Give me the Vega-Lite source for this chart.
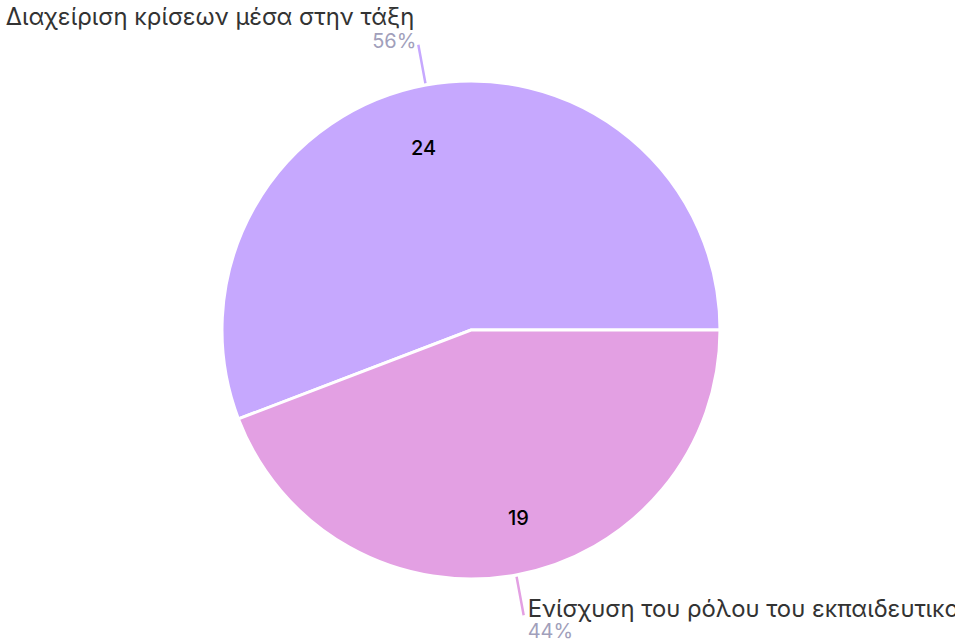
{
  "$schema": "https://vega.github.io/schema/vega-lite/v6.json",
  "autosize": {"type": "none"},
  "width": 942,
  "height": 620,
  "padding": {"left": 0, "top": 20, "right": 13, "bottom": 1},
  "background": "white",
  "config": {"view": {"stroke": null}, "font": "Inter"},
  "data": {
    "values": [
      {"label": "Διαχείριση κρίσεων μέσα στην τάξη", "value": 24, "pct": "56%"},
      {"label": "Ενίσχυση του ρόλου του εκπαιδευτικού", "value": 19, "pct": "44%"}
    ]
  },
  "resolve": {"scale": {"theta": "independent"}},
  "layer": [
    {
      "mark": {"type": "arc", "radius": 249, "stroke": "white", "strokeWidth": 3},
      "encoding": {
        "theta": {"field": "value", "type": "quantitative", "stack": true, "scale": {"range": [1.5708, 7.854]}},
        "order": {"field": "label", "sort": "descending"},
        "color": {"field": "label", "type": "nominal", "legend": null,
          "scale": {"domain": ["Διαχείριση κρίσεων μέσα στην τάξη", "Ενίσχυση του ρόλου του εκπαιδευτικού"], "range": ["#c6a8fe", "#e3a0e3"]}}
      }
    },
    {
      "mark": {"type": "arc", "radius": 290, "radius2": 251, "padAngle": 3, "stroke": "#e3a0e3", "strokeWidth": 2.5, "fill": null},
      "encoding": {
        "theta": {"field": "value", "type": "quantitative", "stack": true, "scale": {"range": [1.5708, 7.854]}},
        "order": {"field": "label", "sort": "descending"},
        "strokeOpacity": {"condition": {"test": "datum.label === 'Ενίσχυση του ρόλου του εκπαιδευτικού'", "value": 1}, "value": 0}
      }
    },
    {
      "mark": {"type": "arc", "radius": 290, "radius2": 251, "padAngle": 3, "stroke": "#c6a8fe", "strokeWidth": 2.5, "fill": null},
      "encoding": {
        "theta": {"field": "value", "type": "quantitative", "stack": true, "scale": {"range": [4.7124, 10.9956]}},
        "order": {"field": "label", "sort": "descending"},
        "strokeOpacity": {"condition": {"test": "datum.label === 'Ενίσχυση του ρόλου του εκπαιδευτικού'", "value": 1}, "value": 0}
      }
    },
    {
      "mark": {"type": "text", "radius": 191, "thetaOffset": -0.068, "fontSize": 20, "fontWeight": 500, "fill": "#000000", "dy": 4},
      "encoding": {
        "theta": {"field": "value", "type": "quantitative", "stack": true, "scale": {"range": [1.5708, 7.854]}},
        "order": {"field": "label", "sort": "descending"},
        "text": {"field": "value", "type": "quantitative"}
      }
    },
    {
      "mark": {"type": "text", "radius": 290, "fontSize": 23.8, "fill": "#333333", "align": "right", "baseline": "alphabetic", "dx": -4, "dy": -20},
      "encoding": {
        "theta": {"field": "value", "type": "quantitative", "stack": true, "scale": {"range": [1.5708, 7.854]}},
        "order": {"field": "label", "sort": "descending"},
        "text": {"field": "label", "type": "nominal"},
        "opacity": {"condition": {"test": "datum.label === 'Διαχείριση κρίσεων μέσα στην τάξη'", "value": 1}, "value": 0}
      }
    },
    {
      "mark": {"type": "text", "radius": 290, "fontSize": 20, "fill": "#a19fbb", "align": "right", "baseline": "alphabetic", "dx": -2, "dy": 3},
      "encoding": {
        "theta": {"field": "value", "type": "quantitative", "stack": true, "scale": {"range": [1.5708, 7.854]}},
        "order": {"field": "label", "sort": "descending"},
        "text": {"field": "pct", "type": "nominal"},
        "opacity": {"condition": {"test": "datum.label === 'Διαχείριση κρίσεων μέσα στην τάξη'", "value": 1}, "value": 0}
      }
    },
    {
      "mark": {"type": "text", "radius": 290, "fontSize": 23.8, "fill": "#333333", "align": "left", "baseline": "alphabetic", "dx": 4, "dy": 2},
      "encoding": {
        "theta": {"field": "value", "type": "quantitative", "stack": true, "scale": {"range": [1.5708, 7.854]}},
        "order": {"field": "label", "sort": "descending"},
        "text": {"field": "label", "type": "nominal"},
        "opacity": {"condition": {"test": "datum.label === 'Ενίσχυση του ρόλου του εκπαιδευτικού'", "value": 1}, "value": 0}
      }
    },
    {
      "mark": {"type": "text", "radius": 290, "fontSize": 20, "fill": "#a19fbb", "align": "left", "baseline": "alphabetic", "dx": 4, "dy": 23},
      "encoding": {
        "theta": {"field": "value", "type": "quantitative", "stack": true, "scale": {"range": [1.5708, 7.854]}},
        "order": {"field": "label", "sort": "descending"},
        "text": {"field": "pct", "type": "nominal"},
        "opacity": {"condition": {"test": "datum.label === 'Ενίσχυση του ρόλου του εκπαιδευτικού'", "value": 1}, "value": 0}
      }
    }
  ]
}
===============
* Task brief *
Repeat the data in full and exactly. Omit pictures.

* Full response *
Give me the Vega-Lite source for this chart.
{
  "$schema": "https://vega.github.io/schema/vega-lite/v6.json",
  "autosize": {"type": "none"},
  "width": 942,
  "height": 620,
  "padding": {"left": 0, "top": 20, "right": 13, "bottom": 1},
  "background": "white",
  "config": {"view": {"stroke": null}, "font": "Inter"},
  "data": {
    "values": [
      {"label": "Διαχείριση κρίσεων μέσα στην τάξη", "value": 24, "pct": "56%"},
      {"label": "Ενίσχυση του ρόλου του εκπαιδευτικού", "value": 19, "pct": "44%"}
    ]
  },
  "resolve": {"scale": {"theta": "independent"}},
  "layer": [
    {
      "mark": {"type": "arc", "radius": 249, "stroke": "white", "strokeWidth": 3},
      "encoding": {
        "theta": {"field": "value", "type": "quantitative", "stack": true, "scale": {"range": [1.5708, 7.854]}},
        "order": {"field": "label", "sort": "descending"},
        "color": {"field": "label", "type": "nominal", "legend": null,
          "scale": {"domain": ["Διαχείριση κρίσεων μέσα στην τάξη", "Ενίσχυση του ρόλου του εκπαιδευτικού"], "range": ["#c6a8fe", "#e3a0e3"]}}
      }
    },
    {
      "mark": {"type": "arc", "radius": 290, "radius2": 251, "padAngle": 3, "stroke": "#e3a0e3", "strokeWidth": 2.5, "fill": null},
      "encoding": {
        "theta": {"field": "value", "type": "quantitative", "stack": true, "scale": {"range": [1.5708, 7.854]}},
        "order": {"field": "label", "sort": "descending"},
        "strokeOpacity": {"condition": {"test": "datum.label === 'Ενίσχυση του ρόλου του εκπαιδευτικού'", "value": 1}, "value": 0}
      }
    },
    {
      "mark": {"type": "arc", "radius": 290, "radius2": 251, "padAngle": 3, "stroke": "#c6a8fe", "strokeWidth": 2.5, "fill": null},
      "encoding": {
        "theta": {"field": "value", "type": "quantitative", "stack": true, "scale": {"range": [4.7124, 10.9956]}},
        "order": {"field": "label", "sort": "descending"},
        "strokeOpacity": {"condition": {"test": "datum.label === 'Ενίσχυση του ρόλου του εκπαιδευτικού'", "value": 1}, "value": 0}
      }
    },
    {
      "mark": {"type": "text", "radius": 191, "thetaOffset": -0.068, "fontSize": 20, "fontWeight": 500, "fill": "#000000", "dy": 4},
      "encoding": {
        "theta": {"field": "value", "type": "quantitative", "stack": true, "scale": {"range": [1.5708, 7.854]}},
        "order": {"field": "label", "sort": "descending"},
        "text": {"field": "value", "type": "quantitative"}
      }
    },
    {
      "mark": {"type": "text", "radius": 290, "fontSize": 23.8, "fill": "#333333", "align": "right", "baseline": "alphabetic", "dx": -4, "dy": -20},
      "encoding": {
        "theta": {"field": "value", "type": "quantitative", "stack": true, "scale": {"range": [1.5708, 7.854]}},
        "order": {"field": "label", "sort": "descending"},
        "text": {"field": "label", "type": "nominal"},
        "opacity": {"condition": {"test": "datum.label === 'Διαχείριση κρίσεων μέσα στην τάξη'", "value": 1}, "value": 0}
      }
    },
    {
      "mark": {"type": "text", "radius": 290, "fontSize": 20, "fill": "#a19fbb", "align": "right", "baseline": "alphabetic", "dx": -2, "dy": 3},
      "encoding": {
        "theta": {"field": "value", "type": "quantitative", "stack": true, "scale": {"range": [1.5708, 7.854]}},
        "order": {"field": "label", "sort": "descending"},
        "text": {"field": "pct", "type": "nominal"},
        "opacity": {"condition": {"test": "datum.label === 'Διαχείριση κρίσεων μέσα στην τάξη'", "value": 1}, "value": 0}
      }
    },
    {
      "mark": {"type": "text", "radius": 290, "fontSize": 23.8, "fill": "#333333", "align": "left", "baseline": "alphabetic", "dx": 4, "dy": 2},
      "encoding": {
        "theta": {"field": "value", "type": "quantitative", "stack": true, "scale": {"range": [1.5708, 7.854]}},
        "order": {"field": "label", "sort": "descending"},
        "text": {"field": "label", "type": "nominal"},
        "opacity": {"condition": {"test": "datum.label === 'Ενίσχυση του ρόλου του εκπαιδευτικού'", "value": 1}, "value": 0}
      }
    },
    {
      "mark": {"type": "text", "radius": 290, "fontSize": 20, "fill": "#a19fbb", "align": "left", "baseline": "alphabetic", "dx": 4, "dy": 23},
      "encoding": {
        "theta": {"field": "value", "type": "quantitative", "stack": true, "scale": {"range": [1.5708, 7.854]}},
        "order": {"field": "label", "sort": "descending"},
        "text": {"field": "pct", "type": "nominal"},
        "opacity": {"condition": {"test": "datum.label === 'Ενίσχυση του ρόλου του εκπαιδευτικού'", "value": 1}, "value": 0}
      }
    }
  ]
}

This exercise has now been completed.